The re-creation of Scots folk culture for the foreign market touched off a genuine revival of that culture, I suppose, and as cagey as I get about misattribution, falsification, nationalism, and insecure historicity ... well, it's lovely music. I just wish people wouldn't go around believing it was as old as the hills. (Don't even get me started about the related blasphemy that a coat of arms can belong to a whole family. Ugh.)

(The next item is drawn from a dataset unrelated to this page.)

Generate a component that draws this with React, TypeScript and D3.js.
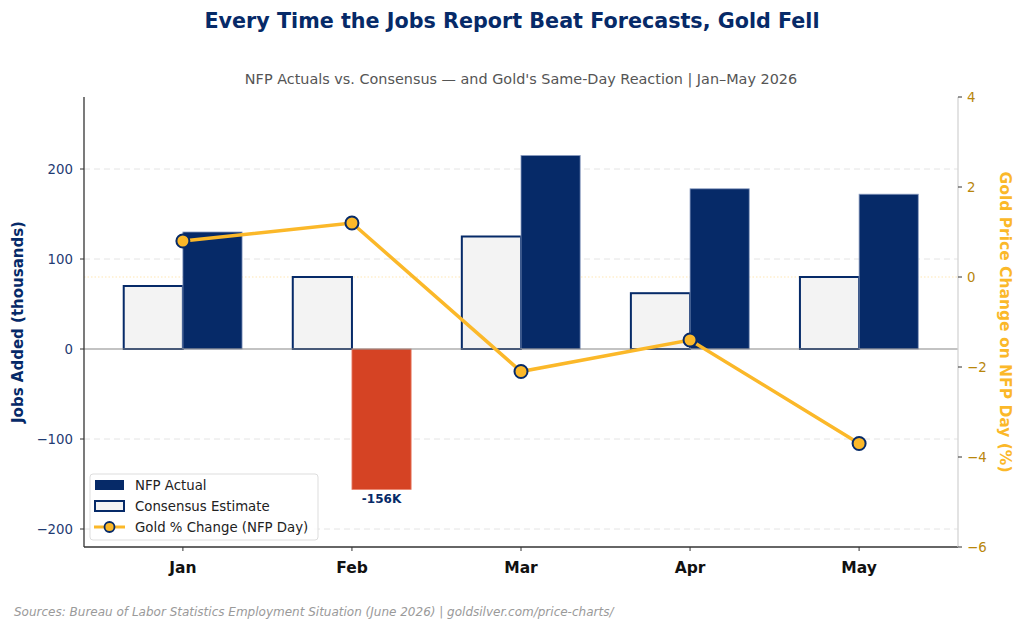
import React from "react";
import * as d3 from "d3";

const months = ["Jan", "Feb", "Mar", "Apr", "May"];
const nfpActual = [130, -156, 215, 178, 172];
const consensus = [70, 80, 125, 62, 80];
const goldChange = [0.8, 1.2, -2.1, -1.4, -3.7];
const leftTicks = [-200, -100, 0, 100, 200];
const rightTicks = [-6, -4, -2, 0, 2, 4];

const NAVY = "#062a68";
const GOLD = "#fbb829";
const RED = "#d54324";
const FONT = "DejaVu Sans, sans-serif";

const margin = { left: 84, right: 66, top: 97, bottom: 84 };
const W = 1024;
const H = 631;

const App = () => {
  const innerW = W - margin.left - margin.right;
  const innerH = H - margin.top - margin.bottom;
  const barW = 0.35;

  // scales
  const x = d3.scaleLinear().domain([-0.585, 4.585]).range([0, innerW]);
  const yLeft = d3.scaleLinear().domain([-220, 280]).range([innerH, 0]);
  const yRight = d3.scaleLinear().domain([-6, 4]).range([innerH, 0]);
  const bw = x(barW) - x(0);

  const line = d3
    .line<number>()
    .x((d, i) => x(i))
    .y(d => yRight(d));

  return (
    <svg
      width={W}
      height={H}
      style={{ position: "absolute", left: 0, top: 0, background: "#fff" }}
      fontFamily={FONT}
    >
      <text x={512} y={27.5} textAnchor="middle" fontSize={20.7} fontWeight="bold" fill={NAVY}>
        Every Time the Jobs Report Beat Forecasts, Gold Fell
      </text>
      <text x={margin.left + innerW / 2} y={84} textAnchor="middle" fontSize={14.4} fill="#555">
        NFP Actuals vs. Consensus — and Gold's Same-Day Reaction | Jan–May 2026
      </text>

      <g transform={`translate(${margin.left},${margin.top})`}>
        {/* grid */}
        {leftTicks
          .filter(t => t !== 0)
          .map(t => (
            <line
              key={"g" + t}
              x1={0}
              x2={innerW}
              y1={yLeft(t)}
              y2={yLeft(t)}
              stroke="#e4e4e4"
              strokeDasharray="6,4"
            />
          ))}
        <line x1={0} x2={innerW} y1={yRight(0)} y2={yRight(0)} stroke={GOLD} strokeOpacity={0.35} strokeDasharray="1.5,2" />

        {/* bars */}
        {consensus.map((v, i) => (
          <rect
            key={"c" + i}
            x={x(i - barW)}
            y={yLeft(Math.max(0, v))}
            width={bw}
            height={Math.abs(yLeft(v) - yLeft(0))}
            fill="#f3f3f3"
            stroke={NAVY}
            strokeWidth={2}
          />
        ))}
        {nfpActual.map((v, i) => (
          <rect
            key={"a" + i}
            x={x(i)}
            y={yLeft(Math.max(0, v))}
            width={bw}
            height={Math.abs(yLeft(v) - yLeft(0))}
            fill={v < 0 ? RED : NAVY}
            stroke={v < 0 ? "#e8806a" : "#8a9cc0"}
            strokeWidth={0.8}
          />
        ))}
        {nfpActual.map((v, i) =>
          v < 0 ? (
            <text
              key={"l" + i}
              x={x(i) + bw / 2}
              y={yLeft(v) + 14}
              textAnchor="middle"
              fontSize={12}
              fontWeight="bold"
              fill={NAVY}
            >
              {v}K
            </text>
          ) : null
        )}
        <line x1={0} x2={innerW} y1={yLeft(0)} y2={yLeft(0)} stroke="#888" strokeWidth={1.2} />

        {/* gold line */}
        <path d={line(goldChange) || ""} fill="none" stroke={GOLD} strokeWidth={3.5} />
        {goldChange.map((v, i) => (
          <circle key={"p" + i} cx={x(i)} cy={yRight(v)} r={6.5} fill={GOLD} stroke={NAVY} strokeWidth={2} />
        ))}

        {/* spines */}
        <line x1={0} x2={0} y1={0} y2={innerH} stroke="#333" strokeWidth={1.3} />
        <line x1={0} x2={innerW} y1={innerH} y2={innerH} stroke="#333" strokeWidth={1.3} />
        <line x1={innerW} x2={innerW} y1={0} y2={innerH} stroke="#d4d4d4" strokeWidth={1.3} />

        {/* left axis */}
        {leftTicks.map(t => (
          <g key={"lt" + t} transform={`translate(0,${yLeft(t)})`}>
            <line x1={-4} x2={0} stroke="#333" />
            <text x={-11} dy="0.35em" textAnchor="end" fontSize={13.3} fill="#1f3b73">
              {t < 0 ? "\u2212" + Math.abs(t) : t}
            </text>
          </g>
        ))}
        {/* right axis */}
        {rightTicks.map(t => (
          <g key={"rt" + t} transform={`translate(${innerW},${yRight(t)})`}>
            <line x1={0} x2={4} stroke="#333" />
            <text x={9} dy="0.35em" textAnchor="start" fontSize={13.3} fill="#b8860b">
              {t < 0 ? "\u2212" + Math.abs(t) : t}
            </text>
          </g>
        ))}
        {/* x axis */}
        {months.map((m, i) => (
          <g key={m} transform={`translate(${x(i)},${innerH})`}>
            <line y1={0} y2={4} stroke="#333" />
            <text y={25.5} textAnchor="middle" fontSize={15.5} fontWeight="bold" fill="#111">
              {m}
            </text>
          </g>
        ))}

        {/* legend */}
        <g transform="translate(6,377)">
          <rect width={228} height={66} rx={3} fill="#fff" fillOpacity={0.85} stroke="#ddd" />
          <rect x={5} y={6} width={29} height={10} fill={NAVY} />
          <text x={45} y={16} fontSize={13.3} fill="#222">NFP Actual</text>
          <rect x={5} y={27} width={29} height={10} fill="#f3f3f3" stroke={NAVY} strokeWidth={2} />
          <text x={45} y={37} fontSize={13.3} fill="#222">Consensus Estimate</text>
          <line x1={4} x2={35} y1={53} y2={53} stroke={GOLD} strokeWidth={3} />
          <circle cx={19.5} cy={53} r={5} fill={GOLD} stroke={NAVY} strokeWidth={1.8} />
          <text x={45} y={58} fontSize={13.3} fill="#222">Gold % Change (NFP Day)</text>
        </g>
      </g>

      <text
        transform={`translate(23,${margin.top + innerH / 2}) rotate(-90)`}
        textAnchor="middle"
        fontSize={15}
        fontWeight="bold"
        fill={NAVY}
      >
        Jobs Added (thousands)
      </text>
      <text
        transform={`translate(1000,${margin.top + innerH / 2}) rotate(90)`}
        textAnchor="middle"
        fontSize={15.5}
        fontWeight="bold"
        fill={GOLD}
      >
        Gold Price Change on NFP Day (%)
      </text>

      <text x={14} y={616} fontSize={12} fontStyle="italic" fill="#9a9a9a">
        Sources: Bureau of Labor Statistics Employment Situation (June 2026) | goldsilver.com/price-charts/
      </text>
    </svg>
  );
};

export default App;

All of which goes to explain the tremendous amount of tartan made-in-Scotland kitsch my grandmother *rsk*n* amassed in the sixty years since her emigration from a mining town in Ayrshire. I suppose every folk tradition of the industrialized West has gone through the alchemical phases of orality, kitschosity, and back into living folk-memory -- It is a point of national pride (for me, sporting my unpronounceable name) that the Scots wha ha'e wi' Wallace bled did it first, did it best, and skimmed the tidiest profit off it (and I still have the echt folk-music memories of learning Coulter's Candy and Ghille Callum on an old woman's knee). Oh, damn: I still haven't talked about the Kilt and Scottish Alterity: sexing the Scots. Perhaps next time, if I'm not distracted by anything shiny.

Just think: if I'd gone out tonight, you wouldn't have had to plough through all that.